We can view $\operatorname{Lie}(H)=\mathfrak{h}$ as $T_eH\subseteq T_eG=\mathfrak{g}$. That is, we can view the Lie algebra as the tangent space at the identity. The tangent space consists of the trajectories of curves through $e$. That is, in general we can write for $p\in M$ a manifold
$$ T_pM=\{\gamma'(0)\:|\:\gamma:(-\varepsilon,\varepsilon)\to M\:\text{is smooth}, \gamma(0)=p\}.$$
So, in this case we can see
\begin{equation}
T_eH=\{\gamma'(0)\:|\:\gamma:(-\varepsilon,\varepsilon)\to H\:\text{is smooth}, \gamma(0)=e\}.
\end{equation}
Now, choose $X\in \mathfrak{h}$. $L(X)=\{tX:t\in\Bbb{R}\}\subseteq \mathfrak{h}$ is a one-dimensional linear subspace. Define $\gamma_X: L(X)\to H$ by sending $tX\mapsto \exp(tX)$. By the properties of the exponential,
$$ \gamma_X'(0)=\frac{d}{dt}\bigg|_{t=0}\exp(tX)=X$$
and it follows that $X\in \frak{h}$. So, every element of $\mathfrak{h}$ is the exponential of an element of $\mathfrak{g}$ (in fact of an element of $\mathfrak{h}$). Conversely, we claim that given an element of $Y\in\mathfrak{g}$ so that $\gamma(t)=\exp(tY)\in H$ for some $t\in (-\varepsilon,\varepsilon)$ and $\gamma(0)=e$, we have by the characterization above that $Y=\gamma'(0)\in \mathfrak{h}$, so the converse follows.

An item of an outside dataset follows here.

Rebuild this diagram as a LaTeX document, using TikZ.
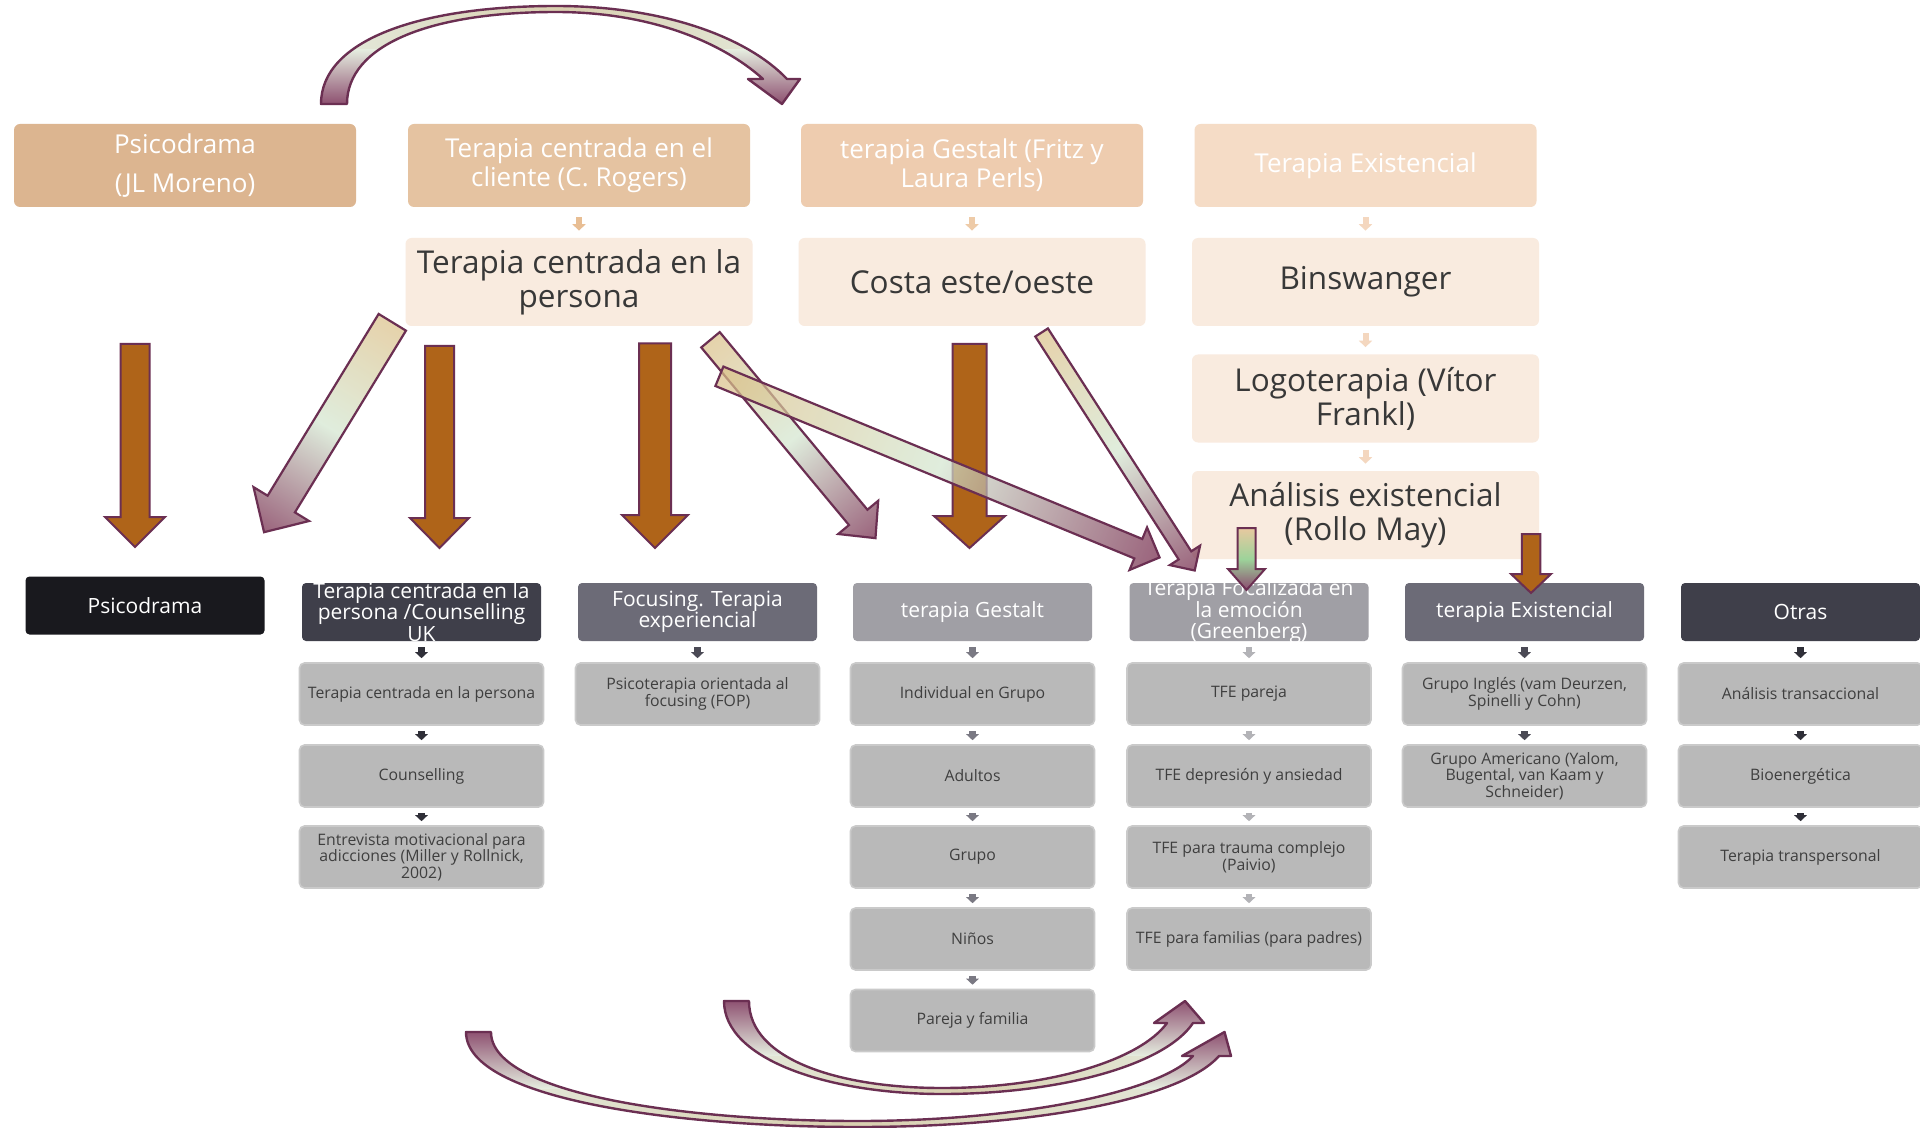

Intuitively, this is saying that at $e\in G,$ the tangent directions corresponding to $T_eH\subseteq T_eG$ are exactly those directions along which you can walk for a short period of time without leaving $H\subseteq G$. As a simple example, you can think of trying this with $S^1\subseteq T^2$, the torus $S^1\times S^1$.